What you should do:
Leave out the pictures, and write out exactly the lines from the beginning of the material to the line holding "const minus = s", that line included, and nothing else.
┄┄┄┄┄┄
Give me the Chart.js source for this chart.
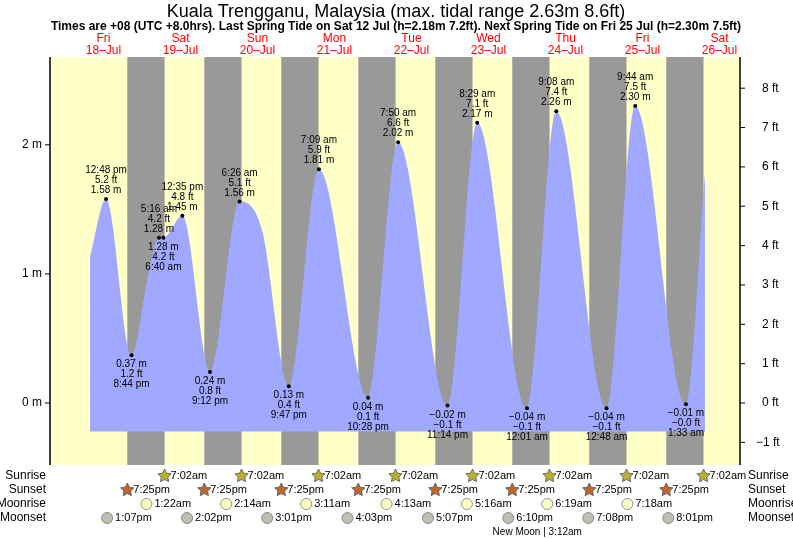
<!DOCTYPE html>
<html><head><meta charset="utf-8">
<script src="https://cdn.jsdelivr.net/npm/chart.js@4"></script>
<style>body{margin:0;background:#fff}#wrap{width:793px;height:539px}</style>
</head><body><div id="wrap"><canvas id="c"></canvas></div>
<script>
// hours counted from Fri 18-Jul 00:00 (UTC+8)
const dayNames = ['Fri','Sat','Sun','Mon','Tue','Wed','Thu','Fri','Sat']
const dayDates = ['18\u2013Jul','19\u2013Jul','20\u2013Jul','21\u2013Jul','22\u2013Jul','23\u2013Jul','24\u2013Jul','25\u2013Jul','26\u2013Jul']
const tideHours  = [7.8, 12.8, 20.73, 26.0, 29.27, 30.67, 36.58, 45.2, 54.43, 61.4, 69.78, 79.15, 94.47, 103.83, 119.23, 128.48, 144.02, 153.13, 168.8, 177.73, 193.55, 199.5]
const tideLevels = [1.13, 1.58, 0.37, 1.0, 1.28, 1.28, 1.45, 0.24, 1.56, 1.34, 0.13, 1.81, 0.04, 2.02, -0.02, 2.17, -0.04, 2.26, -0.04, 2.30, -0.01, 1.78]
const extHours  = [12.8, 20.73, 29.27, 30.67, 36.58, 45.2, 54.43, 69.78, 79.15, 94.47, 103.83, 119.23, 128.48, 144.02, 153.13, 168.8, 177.73, 193.55]
const extLevels = [1.58, 0.37, 1.28, 1.28, 1.45, 0.24, 1.56, 0.13, 1.81, 0.04, 2.02, -0.02, 2.17, -0.04, 2.26, -0.04, 2.30, -0.01]
const extTimes  = ['12:48 pm','8:44 pm','5:16 am','6:40 am','12:35 pm','9:12 pm','6:26 am','9:47 pm','7:09 am','10:28 pm','7:50 am','11:14 pm','8:29 am','12:01 am','9:08 am','12:48 am','9:44 am','1:33 am']
const extAbove  = [1,0,1,0,1,0,1,0,1,0,1,0,1,0,1,0,1,0]
const sunriseHours = [31.03, 55.03, 79.03, 103.03, 127.03, 151.03, 175.03, 199.03]
const sunsetHours  = [19.42, 43.42, 67.42, 91.42, 115.42, 139.42, 163.42, 187.42]
const moonriseHours = [25.37, 50.23, 75.18, 100.22, 125.27, 150.32, 175.3]
const moonriseLabels = ['1:22am','2:14am','3:11am','4:13am','5:16am','6:19am','7:18am']
const moonsetHours = [13.12, 38.03, 63.02, 88.05, 113.12, 138.17, 163.13, 188.02]
const moonsetLabels = ['1:07pm','2:02pm','3:01pm','4:03pm','5:07pm','6:10pm','7:08pm','8:01pm']
const metreTicks = [0, 1, 2]
const feetTicks = [-1, 0, 1, 2, 3, 4, 5, 6, 7, 8]
const baseLevel = -0.22

const FONT = '"Liberation Sans", Arial, sans-serif'
const minus = s => String(s).replace(/-/g, '\u2212')

function star(ctx, x, y, r, col) {
  ctx.beginPath()
  for (let i = 0; i < 10; i++) {
    let a = -Math.PI/2 + i*Math.PI/5, rr = i%2 ? r*0.5 : r
    ctx.lineTo(x + rr*Math.cos(a), y + rr*Math.sin(a))
  }
  ctx.closePath(); ctx.fillStyle = col; ctx.fill(); ctx.strokeStyle = '#555'; ctx.lineWidth = 0.8; ctx.stroke()
}
function disc(ctx, x, y, col) {
  ctx.beginPath(); ctx.arc(x, y, 5.5, 0, 2*Math.PI); ctx.fillStyle = col; ctx.fill()
  ctx.strokeStyle = '#777'; ctx.lineWidth = 0.8; ctx.stroke()
}

const deco = {
  id: 'deco',
  beforeDatasetsDraw(chart) {
    const {ctx, chartArea: a, scales: {x}} = chart
    ctx.save()
    ctx.fillStyle = '#ffffc8'; ctx.fillRect(a.left, a.top, a.right-a.left, a.bottom-a.top)
    ctx.fillStyle = '#999999'
    sunsetHours.forEach((s, i) => {
      let x1 = x.getPixelForValue(s), x2 = Math.min(x.getPixelForValue(sunriseHours[i]), a.right)
      ctx.fillRect(x1, a.top, x2-x1, a.bottom-a.top)
    })
    ctx.restore()
  },
  afterDatasetsDraw(chart) {
    const {ctx, chartArea: a, scales: {x, y}} = chart
    ctx.save()
    ctx.textAlign = 'center'; ctx.fillStyle = '#000'
    ctx.font = '18px ' + FONT; ctx.fillText('Kuala Trengganu, Malaysia (max. tidal range 2.63m 8.6ft)', 396, 17)
    ctx.font = 'bold 12px ' + FONT
    ctx.fillText('Times are +08 (UTC +8.0hrs). Last Spring Tide on Sat 12 Jul (h=2.18m 7.2ft). Next Spring Tide on Fri 25 Jul (h=2.30m 7.5ft)', 396, 30)
    ctx.fillStyle = '#ff0000'; ctx.font = '12px ' + FONT
    dayNames.forEach((d, i) => {
      let px = x.getPixelForValue(12 + 24*i)
      ctx.fillText(d, px, 42); ctx.fillText(dayDates[i], px, 54)
    })
    // axes
    ctx.strokeStyle = '#000'; ctx.lineWidth = 1.5
    ctx.beginPath(); ctx.moveTo(a.left, a.top); ctx.lineTo(a.left, a.bottom)
    ctx.moveTo(a.right, a.top); ctx.lineTo(a.right, a.bottom); ctx.stroke()
    ctx.lineWidth = 1; ctx.fillStyle = '#000'; ctx.font = '12px ' + FONT
    ctx.textAlign = 'right'; ctx.textBaseline = 'middle'
    metreTicks.forEach(m => {
      let py = y.getPixelForValue(m)
      ctx.beginPath(); ctx.moveTo(a.left-5, py); ctx.lineTo(a.left, py); ctx.stroke()
      ctx.fillText(m + ' m', a.left-8, py)
    })
    ctx.textAlign = 'left'
    feetTicks.forEach(f => {
      let py = y.getPixelForValue(f/3.2808)
      ctx.beginPath(); ctx.moveTo(a.right, py); ctx.lineTo(a.right+5, py); ctx.stroke()
      ctx.fillText(minus(f) + ' ft', a.right+22 - (f < 0 ? 6 : 0), py)
    })
    // extreme labels
    ctx.textAlign = 'center'; ctx.textBaseline = 'alphabetic'; ctx.font = '10px ' + FONT
    extHours.forEach((h, i) => {
      let px = x.getPixelForValue(h), py = y.getPixelForValue(extLevels[i])
      ctx.beginPath(); ctx.arc(px, py, 2, 0, 2*Math.PI); ctx.fillStyle = '#000'; ctx.fill()
      let m = minus(extLevels[i].toFixed(2)) + ' m', ft = minus((extLevels[i]*3.2808).toFixed(1)) + ' ft'
      if (ft === '\u22120.0 ft') ft = '\u22120.0 ft'
      let lines = extAbove[i] ? [extTimes[i], ft, m] : [m, ft, extTimes[i]]
      lines.forEach((t, k) => {
        let ty = extAbove[i] ? py - 6 - (2-k)*10 : py + 12 + k*10
        ctx.fillText(t, px, ty)
      })
    })
    // sun & moon rows
    ctx.font = '12px ' + FONT; ctx.textAlign = 'right'; ctx.fillStyle = '#000'; ctx.textBaseline = 'middle'
    const rows = [['Sunrise', 476], ['Sunset', 490], ['Moonrise', 504], ['Moonset', 518]]
    rows.forEach(r => { ctx.fillText(r[0], 46, r[1]); ctx.textAlign = 'left'; ctx.fillText(r[0], 748, r[1]); ctx.textAlign = 'right' })
    ctx.textAlign = 'left'; ctx.font = '11px ' + FONT
    sunriseHours.forEach(h => { let px = x.getPixelForValue(h); star(ctx, px, 476, 7, '#b8b030'); ctx.fillStyle = '#000'; ctx.fillText('7:02am', px+6, 476) })
    sunsetHours.forEach(h => { let px = x.getPixelForValue(h); star(ctx, px, 490, 7, '#b86830'); ctx.fillStyle = '#000'; ctx.fillText('7:25pm', px+6, 490) })
    moonriseHours.forEach((h, i) => { let px = x.getPixelForValue(h); disc(ctx, px, 504, '#ffffc8'); ctx.fillStyle = '#000'; ctx.fillText(moonriseLabels[i], px+8, 504) })
    moonsetHours.forEach((h, i) => { let px = x.getPixelForValue(h); disc(ctx, px, 518, '#c0c0b0'); ctx.fillStyle = '#000'; ctx.fillText(moonsetLabels[i], px+8, 518) })
    ctx.font = '10px ' + FONT; ctx.textAlign = 'center'
    ctx.fillText('New Moon | 3:12am', x.getPixelForValue(147.2), 532)
    ctx.restore()
  }
}

new Chart(document.getElementById('c'), {
  type: 'line',
  data: {
    datasets: [{
      data: tideHours.map((h, i) => ({x: h, y: tideLevels[i]})),
      fill: {value: baseLevel},
      backgroundColor: '#a0a8ff',
      borderWidth: 0,
      pointRadius: 0,
      cubicInterpolationMode: 'monotone'
    }]
  },
  options: {
    animation: false, responsive: true, maintainAspectRatio: false,
    layout: {padding: {left: 50, right: 53, top: 57, bottom: 74}},
    plugins: {legend: {display: false}, tooltip: {enabled: false}},
    scales: {
      x: {type: 'linear', min: -4.68, max: 210.4, display: false},
      y: {min: -0.48, max: 2.68, display: false}
    }
  },
  plugins: [deco]
})
</script></body></html>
┄┄┄┄┄┄
The response:
Give me the Chart.js source for this chart.
<!DOCTYPE html>
<html><head><meta charset="utf-8">
<script src="https://cdn.jsdelivr.net/npm/chart.js@4"></script>
<style>body{margin:0;background:#fff}#wrap{width:793px;height:539px}</style>
</head><body><div id="wrap"><canvas id="c"></canvas></div>
<script>
// hours counted from Fri 18-Jul 00:00 (UTC+8)
const dayNames = ['Fri','Sat','Sun','Mon','Tue','Wed','Thu','Fri','Sat']
const dayDates = ['18\u2013Jul','19\u2013Jul','20\u2013Jul','21\u2013Jul','22\u2013Jul','23\u2013Jul','24\u2013Jul','25\u2013Jul','26\u2013Jul']
const tideHours  = [7.8, 12.8, 20.73, 26.0, 29.27, 30.67, 36.58, 45.2, 54.43, 61.4, 69.78, 79.15, 94.47, 103.83, 119.23, 128.48, 144.02, 153.13, 168.8, 177.73, 193.55, 199.5]
const tideLevels = [1.13, 1.58, 0.37, 1.0, 1.28, 1.28, 1.45, 0.24, 1.56, 1.34, 0.13, 1.81, 0.04, 2.02, -0.02, 2.17, -0.04, 2.26, -0.04, 2.30, -0.01, 1.78]
const extHours  = [12.8, 20.73, 29.27, 30.67, 36.58, 45.2, 54.43, 69.78, 79.15, 94.47, 103.83, 119.23, 128.48, 144.02, 153.13, 168.8, 177.73, 193.55]
const extLevels = [1.58, 0.37, 1.28, 1.28, 1.45, 0.24, 1.56, 0.13, 1.81, 0.04, 2.02, -0.02, 2.17, -0.04, 2.26, -0.04, 2.30, -0.01]
const extTimes  = ['12:48 pm','8:44 pm','5:16 am','6:40 am','12:35 pm','9:12 pm','6:26 am','9:47 pm','7:09 am','10:28 pm','7:50 am','11:14 pm','8:29 am','12:01 am','9:08 am','12:48 am','9:44 am','1:33 am']
const extAbove  = [1,0,1,0,1,0,1,0,1,0,1,0,1,0,1,0,1,0]
const sunriseHours = [31.03, 55.03, 79.03, 103.03, 127.03, 151.03, 175.03, 199.03]
const sunsetHours  = [19.42, 43.42, 67.42, 91.42, 115.42, 139.42, 163.42, 187.42]
const moonriseHours = [25.37, 50.23, 75.18, 100.22, 125.27, 150.32, 175.3]
const moonriseLabels = ['1:22am','2:14am','3:11am','4:13am','5:16am','6:19am','7:18am']
const moonsetHours = [13.12, 38.03, 63.02, 88.05, 113.12, 138.17, 163.13, 188.02]
const moonsetLabels = ['1:07pm','2:02pm','3:01pm','4:03pm','5:07pm','6:10pm','7:08pm','8:01pm']
const metreTicks = [0, 1, 2]
const feetTicks = [-1, 0, 1, 2, 3, 4, 5, 6, 7, 8]
const baseLevel = -0.22

const FONT = '"Liberation Sans", Arial, sans-serif'
const minus = s => String(s).replace(/-/g, '\u2212')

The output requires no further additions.